Copy every line of the data that contains the string "with".
# START OF MATERIAL PROVIDED
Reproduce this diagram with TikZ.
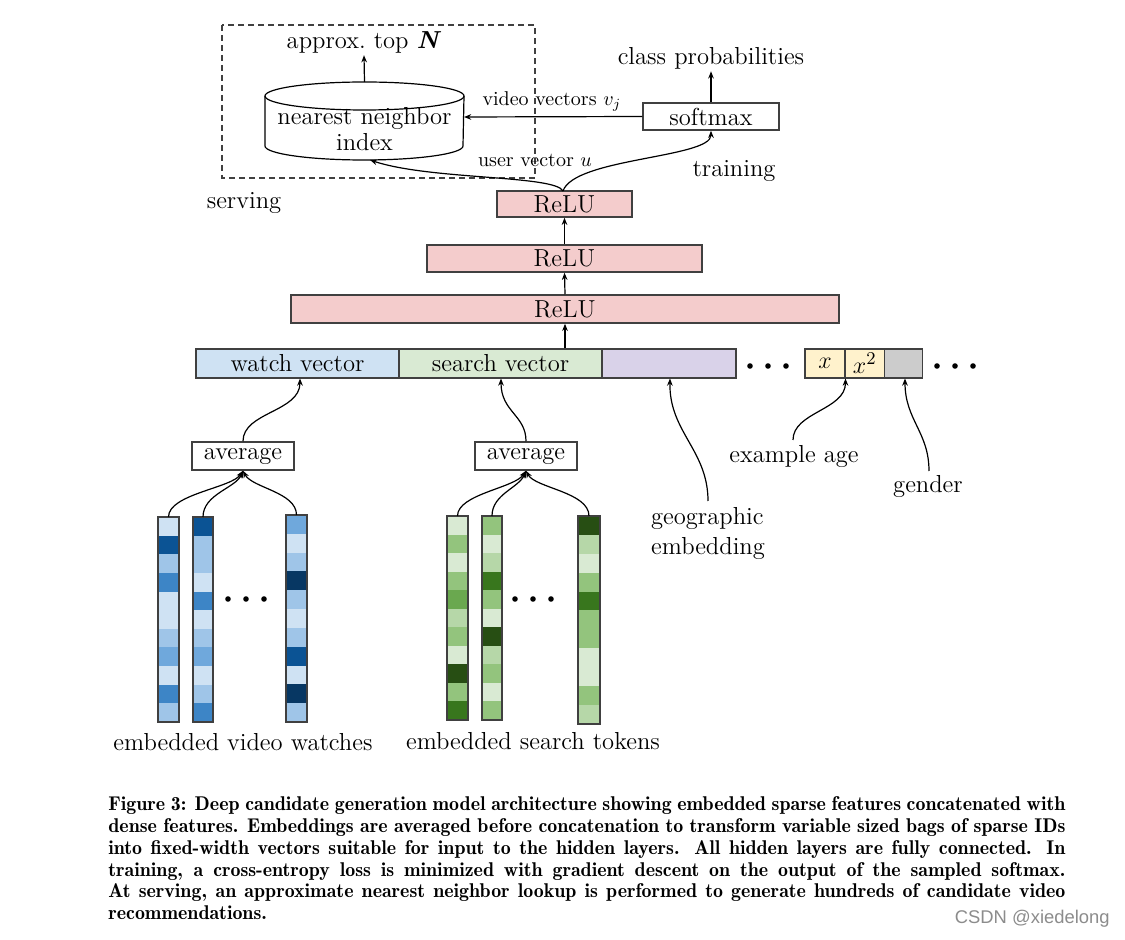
\documentclass[tikz,border=0pt]{standalone}
\usepackage{fontspec}
\newfontfamily\wmfont{Liberation Sans}
\usetikzlibrary{arrows.meta}
\definecolor{bA}{HTML}{CFE2F3}
\definecolor{bB}{HTML}{9FC5E8}
\definecolor{bC}{HTML}{6FA8DC}
\definecolor{bD}{HTML}{3D85C6}
\definecolor{bE}{HTML}{0B5394}
\definecolor{bF}{HTML}{073763}
\definecolor{gA}{HTML}{D9EAD3}
\definecolor{gB}{HTML}{B6D7A8}
\definecolor{gC}{HTML}{93C47D}
\definecolor{gD}{HTML}{6AA84F}
\definecolor{gE}{HTML}{38761D}
\definecolor{gF}{HTML}{274E13}
\definecolor{pinkfill}{HTML}{F4CCCC}
\definecolor{purplefill}{HTML}{D9D2E9}
\definecolor{yellowfill}{HTML}{FFF2CC}
\definecolor{grayfill}{HTML}{CCCCCC}
\definecolor{edge}{HTML}{404040}
\definecolor{wmgray}{HTML}{8C8C8C}
\newcommand{\labfont}{\fontsize{12.3}{14.5}\selectfont}
\newcommand{\smallfont}{\fontsize{10}{12}\selectfont}
\newcommand{\embcol}[5]{%
  \foreach \c [count=\i from 0] in {#5} {\fill[\c] ({#1},{#2+\i*#4}) rectangle ({#1+#3},{#2+\i*#4+#4});}
  \draw[edge, line width=0.75pt] ({#1},{#2}) rectangle ({#1+#3},{#2+11*#4});}
\begin{document}
\begin{tikzpicture}[x=0.5pt,y=-0.5pt,
  box/.style={draw=edge, line width=0.75pt, inner sep=0pt, font=\labfont},
  txt/.style={inner sep=1pt, font=\labfont},
  conn/.style={-{Stealth[length=3.6pt,width=2.8pt]}, line width=0.6pt, black},
  dotmark/.style={fill=black, circle, inner sep=0pt, minimum size=2.8pt}]
\useasboundingbox[fill=white] (0,0) rectangle (1125,940);

% serving region
\draw[edge, dashed, dash pattern=on 3pt off 2pt, line width=0.6pt] (222,25) rectangle (535,178);
\node[txt] (serving) at (244,203) {serving};

% cylinder
\path[draw=black, line width=0.6pt, fill=white] (265,96) -- (265,146) arc[start angle=180, end angle=360, x radius=49.5pt, y radius=7pt] -- (464,96);
\draw[black, line width=0.6pt] (364.5,96) ellipse [x radius=49.75pt, y radius=7pt];
\node[txt, align=center, font=\fontsize{12.3}{12.6}\selectfont] (nn) at (364.5,129) {nearest neighbor\\index};
\coordinate (nntop) at (364.5,82);
\coordinate (nnE) at (464,117);
\coordinate (nnS) at (370,160);
\node[txt] (topn) at (364,42) {approx.\ top \textbf{\textit{N}}};
\draw[conn] (nntop) -- (topn.south);

% softmax
\node[box, minimum width=68pt, minimum height=13.5pt] (softmax) at (711,116.5) {softmax};
\node[txt] (classp) at (711,58) {class probabilities};
\draw[conn] (softmax.north) -- (classp.south);
\draw[conn] (softmax.west) -- (nnE);
\node[txt, font=\smallfont] (vv) at (552,101) {video vectors $v_j$};
\node[txt, font=\smallfont] (uv) at (535,160) {user vector $u$};
\node[txt] (training) at (734,171) {training};

% ReLU layers
\node[box, fill=pinkfill, minimum width=67.5pt, minimum height=13pt] (relu1) at (564.5,204) {ReLU};
\node[box, fill=pinkfill, minimum width=137.5pt, minimum height=13.5pt] (relu2) at (564.5,258.5) {ReLU};
\node[box, fill=pinkfill, minimum width=274pt, minimum height=14pt] (relu3) at (565,309) {ReLU};
\draw[conn] (relu2.north) -- (relu1.south);
\draw[conn] (relu3.north) -- (relu2.south);
\coordinate (rtop) at (563,191);
\draw[conn] (rtop) .. controls (555,175) and (430,180) .. (nnS);
\draw[conn] (rtop) .. controls (574,158) and (711,158) .. (softmax.south);

% concatenated vector row
\node[box, fill=bA, minimum width=101.5pt, minimum height=14.5pt] (watch) at (297.5,363.5) {watch vector};
\node[box, fill=gA, minimum width=101.5pt, minimum height=14.5pt] (search) at (500.5,363.5) {search vector};
\node[box, fill=purplefill, minimum width=67pt, minimum height=14.5pt] (geo) at (669,363.5) {};
\node[box, fill=yellowfill, minimum width=20pt, minimum height=14.5pt] (xa) at (825,363.5) {$x$};
\node[box, fill=yellowfill, minimum width=19.5pt, minimum height=14.5pt] (xb) at (864.75,363.5) {$x^2$};
\node[box, fill=grayfill, minimum width=19pt, minimum height=14.5pt] (gen) at (903.25,363.5) {};
\draw[conn] (relu3.south |- search.north) -- (relu3.south);
\foreach \xx in {750,768,786} \node[dotmark] at (\xx,366) {};
\foreach \xx in {937,955,973} \node[dotmark] at (\xx,366) {};

% average boxes
\node[box, minimum width=51pt, minimum height=14pt] (avg1) at (243,456) {average};
\node[box, minimum width=51pt, minimum height=14pt] (avg2) at (526,456) {average};
\coordinate (watchin) at (300,378.5);
\coordinate (searchin) at (501,378.5);
\coordinate (geoin) at (670,378.5);
\coordinate (agein) at (845.5,378.5);
\coordinate (genin) at (905,378.5);
\draw[conn] (avg1.north) .. controls (243,412) and (300,412) .. (watchin);
\draw[conn] (avg2.north) .. controls (526,415) and (501,412) .. (searchin);

% feature labels
\node[txt, align=left, font=\fontsize{12.3}{15}\selectfont] (geolab) at (708,533) {geographic\\embedding};
\node[txt] (agelab) at (794,456) {example age};
\node[txt] (genlab) at (928,486) {gender};
\coordinate (geostart) at (708,501);
\coordinate (agestart) at (793,440);
\coordinate (genstart) at (929,471);
\draw[conn] (geostart) .. controls (708,450) and (669,432) .. (geoin);
\draw[conn] (agestart) .. controls (793,412) and (845.5,410) .. (agein);
\draw[conn] (genstart) .. controls (929,432) and (905,420) .. (genin);

% embedding columns (video watches)
\embcol{158}{517}{21}{18.64}{bA,bE,bB,bD,bA,bA,bB,bC,bA,bD,bB}
\embcol{193}{517}{20}{18.64}{bE,bB,bB,bA,bD,bA,bB,bC,bA,bB,bD}
\embcol{286}{515}{21}{18.82}{bC,bA,bB,bF,bB,bA,bB,bE,bA,bF,bB}
\coordinate (bw1) at (168.5,517);
\coordinate (bw2) at (203,517);
\coordinate (bw3) at (296.5,515);
\draw[conn] (bw1) .. controls (168.5,494) and (232,488) .. (avg1.south);
\draw[conn] (bw2) .. controls (203,494) and (236,488) .. (avg1.south);
\draw[conn] (bw3) .. controls (296.5,492) and (252,488) .. (avg1.south);
\foreach \xx in {228,246,264} \node[dotmark] at (\xx,599) {};
\node[txt] (vwlab) at (243,742) {embedded video watches};

% embedding columns (search tokens)
\embcol{447}{516}{21}{18.55}{gA,gC,gA,gC,gD,gB,gC,gA,gF,gC,gE}
\embcol{482}{516}{20}{18.55}{gC,gA,gB,gE,gC,gA,gF,gB,gC,gA,gC}
\embcol{578}{516}{22}{18.9}{gF,gB,gA,gC,gE,gC,gC,gA,gA,gC,gB}
\coordinate (gs1) at (457.5,516);
\coordinate (gs2) at (492,516);
\coordinate (gs3) at (589,516);
\draw[conn] (gs1) .. controls (457.5,494) and (515,488) .. (avg2.south);
\draw[conn] (gs2) .. controls (492,494) and (519,488) .. (avg2.south);
\draw[conn] (gs3) .. controls (589,492) and (535,488) .. (avg2.south);
\foreach \xx in {515,533,551} \node[dotmark] at (\xx,599) {};
\node[txt] (stlab) at (533,741) {embedded search tokens};

% caption
\node[anchor=base west, inner sep=0pt] (caption) at (108,811) {\parbox[t]{478.5pt}{\fontsize{9.95}{10.85}\fontseries{b}\selectfont Figure 3: Deep candidate generation model architecture showing embedded sparse features concatenated with\linebreak dense features. Embeddings are averaged before concatenation to transform variable sized bags of sparse IDs\linebreak into fixed-width vectors suitable for input to the hidden layers. All hidden layers are fully connected. In\linebreak training, a cross-entropy loss is minimized with gradient descent on the output of the sampled softmax.\linebreak At serving, an approximate nearest neighbor lookup is performed to generate hundreds of candidate video\linebreak recommendations.}};

% watermark
\node[anchor=east, inner sep=0pt, text=wmgray, font=\wmfont\fontsize{9.2}{11}\selectfont] (wm) at (1110,919) {CSDN @xiedelong};
\end{tikzpicture}
\end{document}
# END OF MATERIAL PROVIDED
EXPECTED ANSWER:
Reproduce this diagram with TikZ.
\node[anchor=base west, inner sep=0pt] (caption) at (108,811) {\parbox[t]{478.5pt}{\fontsize{9.95}{10.85}\fontseries{b}\selectfont Figure 3: Deep candidate generation model architecture showing embedded sparse features concatenated with\linebreak dense features. Embeddings are averaged before concatenation to transform variable sized bags of sparse IDs\linebreak into fixed-width vectors suitable for input to the hidden layers. All hidden layers are fully connected. In\linebreak training, a cross-entropy loss is minimized with gradient descent on the output of the sampled softmax.\linebreak At serving, an approximate nearest neighbor lookup is performed to generate hundreds of candidate video\linebreak recommendations.}};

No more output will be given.